In the statement, the mayors said many employers are “exemplary” and look after their workforce but added that this “doesn’t always happen”, highlighting a “worrying increase” in fire and rehire.

They argue: “No one wants to see strikes happening. But at times, the only means working people have left to defend their livelihoods is industrial action. We support the right to take action to protect jobs, safety, pensions, pay and conditions.”

“Paying a fair wage to the people who keep our country running isn’t too much ask. We urge employers to meet with trade unions and negotiate an end to these disputes,” the statement concluded.

Appearing on BBC One’s Sunday Morning over the weekend, Burnham said: “It’s absolutely right that workers should be protecting their incomes in a cost-of-living crisis. And that has got to be worked out with the government. Instead, they are relishing the prospect of strikes.

“They are trying to play the politics around this when instead they should be getting around the table, profession by profession, and sorting out a fair arrangement to take people through this year and obviously recognise the pay pressures they’re facing going forward.”

Keir Starmer was strongly criticised ahead of the recent rail strikes after it was reported that the Labour leader had banned frontbenchers from joining picket lines.

Asked whether he would join a picket line, the Labour mayor said you have to “judge these situations… as to what extent there is a principle at stake”, adding that where there is a principle at stake, he has “no problem in showing that support”.

But Burnham stressed that he was not saying Starmer’s stance on the strikes was wrong, telling viewers: “The Labour Party has shown support for workers in the current situation. People will have different views about picket lines and all of those issues, but I think they have done a good job in standing up for workers.”

Below is the full text of the metro mayors’ statement:

“As metro mayors we work every day with businesses to boost our regional economies. Our good work charters and good work pledges are supported by hundreds of enlightened employers covering tens of thousands of workers. Many employers are exemplary and look after their workforce.
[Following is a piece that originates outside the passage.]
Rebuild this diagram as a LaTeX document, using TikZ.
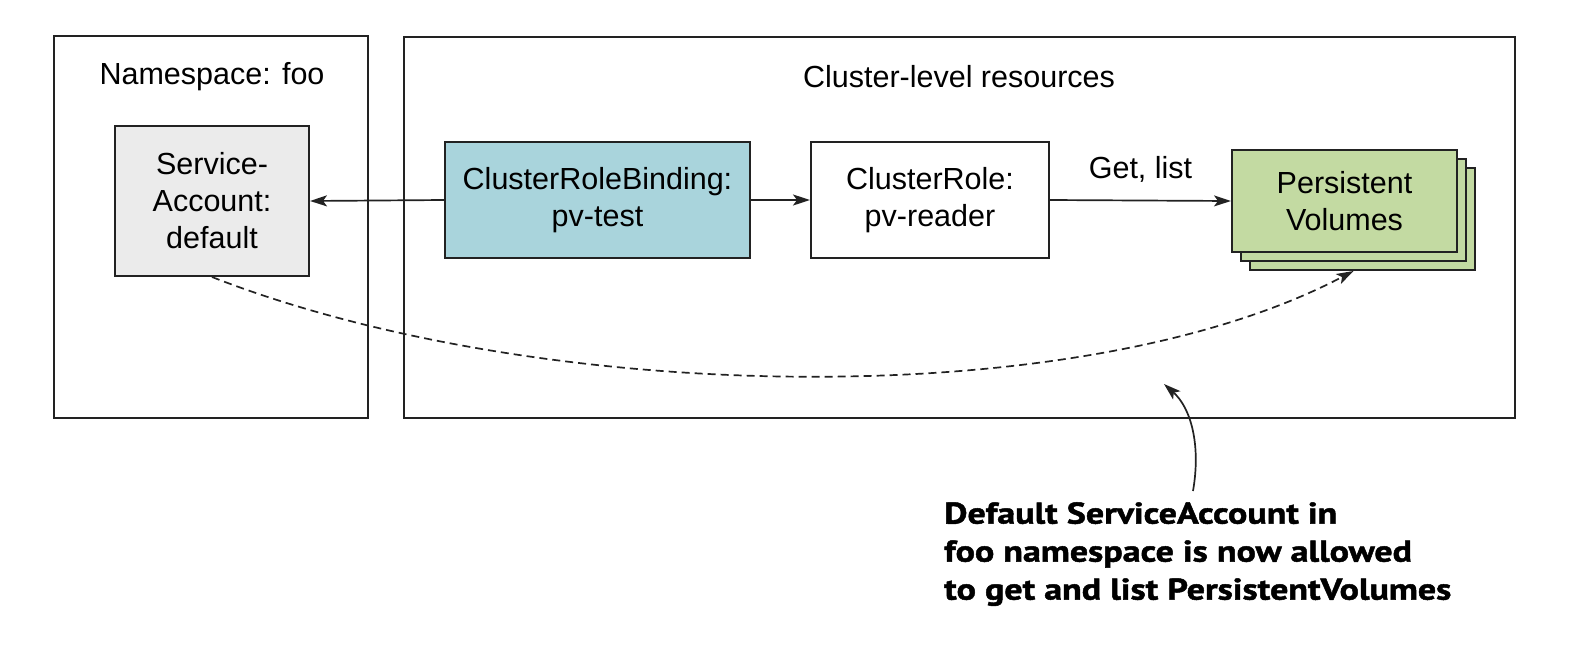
\documentclass[tikz,border=0pt]{standalone}
\usepackage{fontspec}
\setmainfont{Liberation Sans}
\newfontfamily\annfont[BoldFeatures={FakeStretch=1.2,FakeBold=1.6}]{PT Sans}
\usetikzlibrary{arrows.meta}
\definecolor{linec}{HTML}{222222}
\definecolor{safill}{HTML}{EBEBEB}
\definecolor{bindfill}{HTML}{A9D4DC}
\definecolor{pvfill}{HTML}{C3DAA2}
\tikzset{
  box/.style={draw=linec, line width=2pt, rectangle, inner sep=0pt, align=center,
    font=\fontsize{30.5}{37}\selectfont},
  lbl/.style={inner sep=0pt, align=center, font=\fontsize{30.5}{37}\selectfont},
  conn/.style={draw=linec, line width=1.7pt, -{Stealth[length=17pt,width=11pt,inset=4pt]}},
  dconn/.style={conn, dash pattern=on 8pt off 5pt},
  ann/.style={inner sep=0pt, align=left, anchor=north west,
    font=\annfont\bfseries\fontsize{30}{38}\selectfont}
}
\begin{document}
\begin{tikzpicture}[x=1pt,y=-1pt]
\useasboundingbox (0,0) rectangle (1582,648);
% containers
\node[box, minimum width=314pt, minimum height=382pt] (ns) at (211,227) {};
\node[box, minimum width=1111pt, minimum height=381pt] (cl) at (959.5,227.5) {};
\node[lbl] (nstitle) at (212,77) {Namespace: foo};
\node[lbl] (cltitle) at (959,77) {Cluster-level resources};
% nodes
\node[box, fill=safill, minimum width=194pt, minimum height=150pt] (sa) at (212,201) {Service-\\Account:\\default};
\node[box, fill=bindfill, minimum width=305pt, minimum height=116pt] (crb) at (597.5,200) {ClusterRoleBinding:\\pv-test};
\node[box, fill=white, minimum width=238pt, minimum height=116pt] (cr) at (930,200) {ClusterRole:\\pv-reader};
\node[box, fill=pvfill, minimum width=225pt, minimum height=102pt] (pv3) at (1362.5,219) {};
\node[box, fill=pvfill, minimum width=225pt, minimum height=102pt] (pv2) at (1353.5,210) {};
\node[box, fill=pvfill, minimum width=225pt, minimum height=102pt] (pv1) at (1344.5,201) {Persistent\\Volumes};
% connectors
\draw[conn] (crb.west) -- (sa.east);
\draw[conn] (crb.east) -- (cr.west);
\draw[conn] (cr.east) -- node[lbl, above=17pt] (getlist) {Get, list} (pv1.west);
\draw[dconn] (sa.south) .. controls (540,405) and (1080,415) .. ([xshift=-9pt]pv3.south);
% annotation
\node[ann] (anntext) at (944,502) {Default ServiceAccount in\\foo namespace is now allowed\\to get and list PersistentVolumes};
\coordinate (annstart) at (1193,491);
\coordinate (anntip) at (1164,384);
\draw[conn] (annstart) .. controls (1201,445) and (1191,408) .. (anntip);
\end{tikzpicture}
\end{document}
“Sadly, this doesn’t always happen. We’ve seen a worrying increase in fire and rehire. No one wants to see strikes happening. But at times, the only means working people have left to defend their livelihoods is industrial action. We support the right to take action to protect jobs, safety, pensions, pay and conditions.

“The cost-of-living crisis is forcing an increasing number of people into industrial disputes. Rail workers, criminal barristers, airport check-in staff. And there could be many more, including teachers, doctors, other NHS staff, postal and telecoms workers. This affects everyone.

“Paying a fair wage to the people who keep our country running isn’t too much ask. We urge employers to meet with trade unions and negotiate an end to these disputes.”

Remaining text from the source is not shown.